* [WHAT IS REQUIRED]
Retype all of the data. Every line must match exactly.

* [DATA SECTION]
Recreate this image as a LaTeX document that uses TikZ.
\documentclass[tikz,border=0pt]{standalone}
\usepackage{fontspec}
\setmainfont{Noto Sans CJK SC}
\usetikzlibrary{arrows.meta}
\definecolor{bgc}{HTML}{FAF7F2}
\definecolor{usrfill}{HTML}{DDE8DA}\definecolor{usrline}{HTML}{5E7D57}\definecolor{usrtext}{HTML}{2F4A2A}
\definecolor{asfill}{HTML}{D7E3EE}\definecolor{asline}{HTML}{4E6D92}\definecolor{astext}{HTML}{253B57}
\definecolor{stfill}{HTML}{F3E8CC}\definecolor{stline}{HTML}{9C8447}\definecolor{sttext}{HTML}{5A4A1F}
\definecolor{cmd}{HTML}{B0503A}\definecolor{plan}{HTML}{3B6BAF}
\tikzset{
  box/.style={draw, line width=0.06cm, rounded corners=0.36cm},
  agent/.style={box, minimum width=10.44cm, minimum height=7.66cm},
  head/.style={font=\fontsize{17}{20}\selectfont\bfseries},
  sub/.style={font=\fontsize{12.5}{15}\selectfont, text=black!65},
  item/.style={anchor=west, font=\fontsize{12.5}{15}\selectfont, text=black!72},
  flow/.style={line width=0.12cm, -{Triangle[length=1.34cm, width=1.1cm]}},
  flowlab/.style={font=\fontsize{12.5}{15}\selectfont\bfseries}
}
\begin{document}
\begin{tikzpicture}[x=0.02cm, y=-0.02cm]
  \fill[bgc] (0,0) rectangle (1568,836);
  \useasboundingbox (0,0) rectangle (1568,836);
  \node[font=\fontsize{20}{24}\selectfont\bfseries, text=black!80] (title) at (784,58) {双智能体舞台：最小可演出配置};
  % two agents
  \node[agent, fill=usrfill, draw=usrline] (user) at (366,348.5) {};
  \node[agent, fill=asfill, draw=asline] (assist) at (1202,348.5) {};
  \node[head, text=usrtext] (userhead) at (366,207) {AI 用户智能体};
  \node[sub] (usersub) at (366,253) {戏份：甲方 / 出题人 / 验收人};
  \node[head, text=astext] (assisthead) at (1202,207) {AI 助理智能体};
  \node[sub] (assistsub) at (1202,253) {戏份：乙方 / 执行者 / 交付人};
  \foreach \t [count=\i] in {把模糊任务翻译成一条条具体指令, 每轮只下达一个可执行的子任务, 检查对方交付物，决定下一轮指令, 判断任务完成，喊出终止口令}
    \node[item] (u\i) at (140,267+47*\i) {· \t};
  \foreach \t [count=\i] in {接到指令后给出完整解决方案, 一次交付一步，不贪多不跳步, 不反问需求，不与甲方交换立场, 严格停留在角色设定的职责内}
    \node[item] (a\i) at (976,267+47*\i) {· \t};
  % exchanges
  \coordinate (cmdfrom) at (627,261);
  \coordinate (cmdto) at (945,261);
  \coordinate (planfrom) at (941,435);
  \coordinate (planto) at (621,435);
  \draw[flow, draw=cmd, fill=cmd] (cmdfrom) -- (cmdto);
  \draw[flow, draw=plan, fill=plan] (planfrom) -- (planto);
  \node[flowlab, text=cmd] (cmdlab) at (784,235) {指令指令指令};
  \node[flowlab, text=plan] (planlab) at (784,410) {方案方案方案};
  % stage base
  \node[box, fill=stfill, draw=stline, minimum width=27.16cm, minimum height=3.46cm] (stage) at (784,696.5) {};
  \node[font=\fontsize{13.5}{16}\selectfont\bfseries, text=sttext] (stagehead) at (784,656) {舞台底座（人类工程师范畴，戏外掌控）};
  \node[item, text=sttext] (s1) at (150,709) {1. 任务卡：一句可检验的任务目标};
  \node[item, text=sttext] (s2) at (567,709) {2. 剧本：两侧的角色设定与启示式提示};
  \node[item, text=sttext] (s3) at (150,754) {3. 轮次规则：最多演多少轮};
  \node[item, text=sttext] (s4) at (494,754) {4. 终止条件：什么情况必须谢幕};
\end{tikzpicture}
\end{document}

* [EXERCISE ANSWER]
Recreate this image as a LaTeX document that uses TikZ.
\documentclass[tikz,border=0pt]{standalone}
\usepackage{fontspec}
\setmainfont{Noto Sans CJK SC}
\usetikzlibrary{arrows.meta}
\definecolor{bgc}{HTML}{FAF7F2}
\definecolor{usrfill}{HTML}{DDE8DA}\definecolor{usrline}{HTML}{5E7D57}\definecolor{usrtext}{HTML}{2F4A2A}
\definecolor{asfill}{HTML}{D7E3EE}\definecolor{asline}{HTML}{4E6D92}\definecolor{astext}{HTML}{253B57}
\definecolor{stfill}{HTML}{F3E8CC}\definecolor{stline}{HTML}{9C8447}\definecolor{sttext}{HTML}{5A4A1F}
\definecolor{cmd}{HTML}{B0503A}\definecolor{plan}{HTML}{3B6BAF}
\tikzset{
  box/.style={draw, line width=0.06cm, rounded corners=0.36cm},
  agent/.style={box, minimum width=10.44cm, minimum height=7.66cm},
  head/.style={font=\fontsize{17}{20}\selectfont\bfseries},
  sub/.style={font=\fontsize{12.5}{15}\selectfont, text=black!65},
  item/.style={anchor=west, font=\fontsize{12.5}{15}\selectfont, text=black!72},
  flow/.style={line width=0.12cm, -{Triangle[length=1.34cm, width=1.1cm]}},
  flowlab/.style={font=\fontsize{12.5}{15}\selectfont\bfseries}
}
\begin{document}
\begin{tikzpicture}[x=0.02cm, y=-0.02cm]
  \fill[bgc] (0,0) rectangle (1568,836);
  \useasboundingbox (0,0) rectangle (1568,836);
  \node[font=\fontsize{20}{24}\selectfont\bfseries, text=black!80] (title) at (784,58) {双智能体舞台：最小可演出配置};
  % two agents
  \node[agent, fill=usrfill, draw=usrline] (user) at (366,348.5) {};
  \node[agent, fill=asfill, draw=asline] (assist) at (1202,348.5) {};
  \node[head, text=usrtext] (userhead) at (366,207) {AI 用户智能体};
  \node[sub] (usersub) at (366,253) {戏份：甲方 / 出题人 / 验收人};
  \node[head, text=astext] (assisthead) at (1202,207) {AI 助理智能体};
  \node[sub] (assistsub) at (1202,253) {戏份：乙方 / 执行者 / 交付人};
  \foreach \t [count=\i] in {把模糊任务翻译成一条条具体指令, 每轮只下达一个可执行的子任务, 检查对方交付物，决定下一轮指令, 判断任务完成，喊出终止口令}
    \node[item] (u\i) at (140,267+47*\i) {· \t};
  \foreach \t [count=\i] in {接到指令后给出完整解决方案, 一次交付一步，不贪多不跳步, 不反问需求，不与甲方交换立场, 严格停留在角色设定的职责内}
    \node[item] (a\i) at (976,267+47*\i) {· \t};
  % exchanges
  \coordinate (cmdfrom) at (627,261);
  \coordinate (cmdto) at (945,261);
  \coordinate (planfrom) at (941,435);
  \coordinate (planto) at (621,435);
  \draw[flow, draw=cmd, fill=cmd] (cmdfrom) -- (cmdto);
  \draw[flow, draw=plan, fill=plan] (planfrom) -- (planto);
  \node[flowlab, text=cmd] (cmdlab) at (784,235) {指令指令指令};
  \node[flowlab, text=plan] (planlab) at (784,410) {方案方案方案};
  % stage base
  \node[box, fill=stfill, draw=stline, minimum width=27.16cm, minimum height=3.46cm] (stage) at (784,696.5) {};
  \node[font=\fontsize{13.5}{16}\selectfont\bfseries, text=sttext] (stagehead) at (784,656) {舞台底座（人类工程师范畴，戏外掌控）};
  \node[item, text=sttext] (s1) at (150,709) {1. 任务卡：一句可检验的任务目标};
  \node[item, text=sttext] (s2) at (567,709) {2. 剧本：两侧的角色设定与启示式提示};
  \node[item, text=sttext] (s3) at (150,754) {3. 轮次规则：最多演多少轮};
  \node[item, text=sttext] (s4) at (494,754) {4. 终止条件：什么情况必须谢幕};
\end{tikzpicture}
\end{document}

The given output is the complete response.